The question now is, can Oracle make the shift from a cloud provider serving the needs of its existing customer base to become a general purpose hyperscale cloud? Fitzgerald doesn't see it happening:
Oracle finally understands the threat cloud poses, and have aggressively responded, but don’t yet seem to have a realistic view of their prospects ... they’re way behind, need to spend tens of billions to have a competitive global cloud infrastructure, and have a much more severe customer problem than IBM: their customers hate them.
Yet even the customer relationship may be changing as Oracle recognizes the importance of keeping customers happy in the everything-as-a-service environment.
Oracle certainly seems to be setting its pricing to be competitive.
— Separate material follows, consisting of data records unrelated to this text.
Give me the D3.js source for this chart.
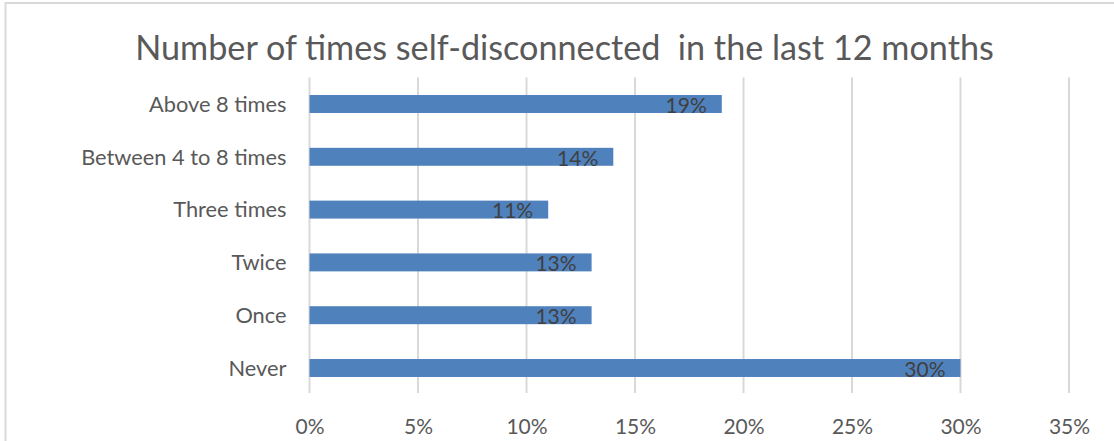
<!DOCTYPE html>
<html>
<head>
<meta charset="utf-8">
<script src="https://cdn.jsdelivr.net/npm/d3@7"></script>
<style>
  html, body { margin: 0; padding: 0; background: #fff; }
  svg { display: block; font-family: Lato, "Open Sans", sans-serif; }
</style>
</head>
<body>
<svg id="chart" width="1114" height="441"></svg>
<script>
// Survey responses: how often the household self-disconnected
const categories = ["Above 8 times", "Between 4 to 8 times", "Three times", "Twice", "Once", "Never"];
const shares = [19, 14, 11, 13, 13, 30];
const tickValues = [0, 5, 10, 15, 20, 25, 30, 35];
const title = "Number of times self-disconnected  in the last 12 months";

const svg = d3.select("#chart");
const W = 1114, H = 441;

// chart frame (light grey outline)
svg.append("rect")
  .attr("x", 5.5).attr("y", 3)
  .attr("width", W + 10).attr("height", H + 10)
  .attr("fill", "#fff").attr("stroke", "#d9d9d9").attr("stroke-width", 2);

const plot = { left: 309.5, right: 1069, top: 77.6, bottom: 394.4 };

const x = d3.scaleLinear().domain([0, 35]).range([plot.left, plot.right]);
const y = d3.scaleBand().domain(categories).range([plot.top, plot.bottom]).paddingInner(0.66).paddingOuter(0.33);

// vertical gridlines
svg.append("g").selectAll("line").data(tickValues).join("line")
  .attr("x1", d => x(d)).attr("x2", d => x(d))
  .attr("y1", plot.top).attr("y2", plot.bottom - 1.5)
  .attr("stroke", "#d9d9d9").attr("stroke-width", 2);

// x axis labels
const xAxis = d3.axisBottom(x).tickValues(tickValues).tickFormat(d => d + "%").tickSize(0).tickPadding(0);
const gx = svg.append("g").attr("transform", `translate(0,${plot.bottom + 25})`).call(xAxis);
gx.select(".domain").remove();
gx.selectAll("text").attr("font-size", 21).attr("fill", "#595959").attr("font-family", "Lato, sans-serif").attr("dy", "0.71em");

// y axis labels
const yAxis = d3.axisLeft(y).tickSize(0).tickPadding(23);
const gy = svg.append("g").attr("transform", `translate(${plot.left},0)`).call(yAxis);
gy.select(".domain").remove();
gy.selectAll("text").attr("font-size", 21.8).attr("fill", "#595959").attr("font-family", "Lato, sans-serif").attr("dy", "0.36em");

// bars
svg.append("g").selectAll("rect").data(categories).join("rect")
  .attr("x", x(0))
  .attr("y", d => y(d))
  .attr("width", (d, i) => x(shares[i]) - x(0))
  .attr("height", y.bandwidth())
  .attr("fill", "#4f81bd");

// value labels, inside end of each bar
svg.append("g").selectAll("text").data(categories).join("text")
  .attr("x", (d, i) => x(shares[i]) - 15)
  .attr("y", d => y(d) + y.bandwidth() / 2)
  .attr("dy", "0.42em")
  .attr("text-anchor", "end")
  .attr("font-size", 21)
  .attr("fill", "#404040")
  .text((d, i) => shares[i] + "%");

// title
svg.append("text")
  .attr("x", 564.5).attr("y", 60)
  .attr("text-anchor", "middle")
  .attr("font-size", 34.2)
  .attr("fill", "#595959")
  .attr("xml:space", "preserve")
  .style("white-space", "pre")
  .text(title);
</script>
</body>
</html>
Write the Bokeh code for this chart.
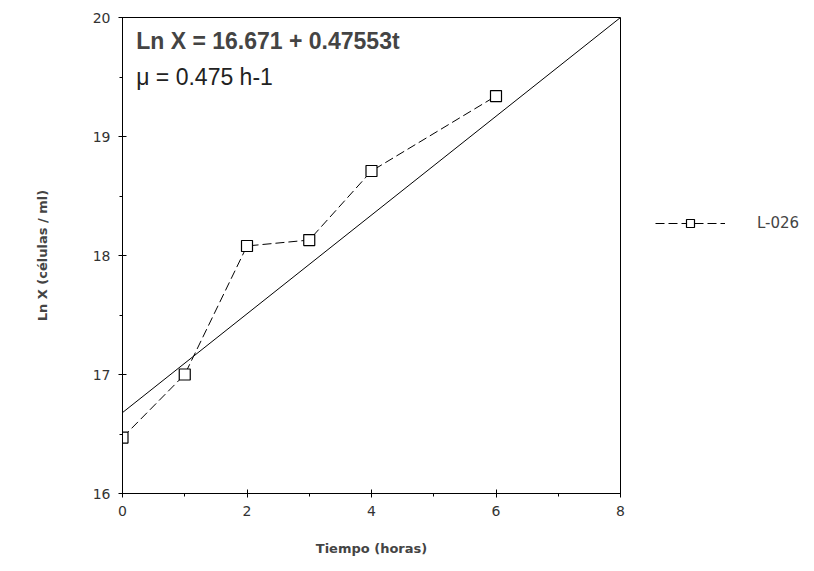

A new study by Redmonk analyst Rachel Stephens has looked at comparative hourly price points of the main cloud players and while I do have some caveats about the assumptions on which the study is based, it suggests that Oracle is aggressively undercutting the market leaders on memory and processing. The picture's less rosy once storage and other factors are taken into account, so that the total cost of an instance ends up more expensive than its rivals — but it's in the ballpark.
In addition, the purpose of the study is to look at trends and it doesn't claim to directly compare prices. For one thing, the figures are based on list prices, so Oracle clearly has wiggle room to offer competitive rates to secure strategic deals.
The next two years are going to be pivotal for Oracle. With its autonomous database offering in place, it has the opportunity to bring significant cohorts of customers into its cloud platform. From a pricing perspective, the vendor seems ready to do the necessary. The big question is whether it has the stomach for the scale of spend it will need to build out its infrastructure to stay in the game. According to Fitzgerald's calculations, it will need to at least double that spend this year — that's $2 billion more — just to stay in the game. It will soon become evident whether it has stepped up to the plate when it publishes its financials. As Fitzgerald points out, "unlike marketing, CAPEX doesn’t lie."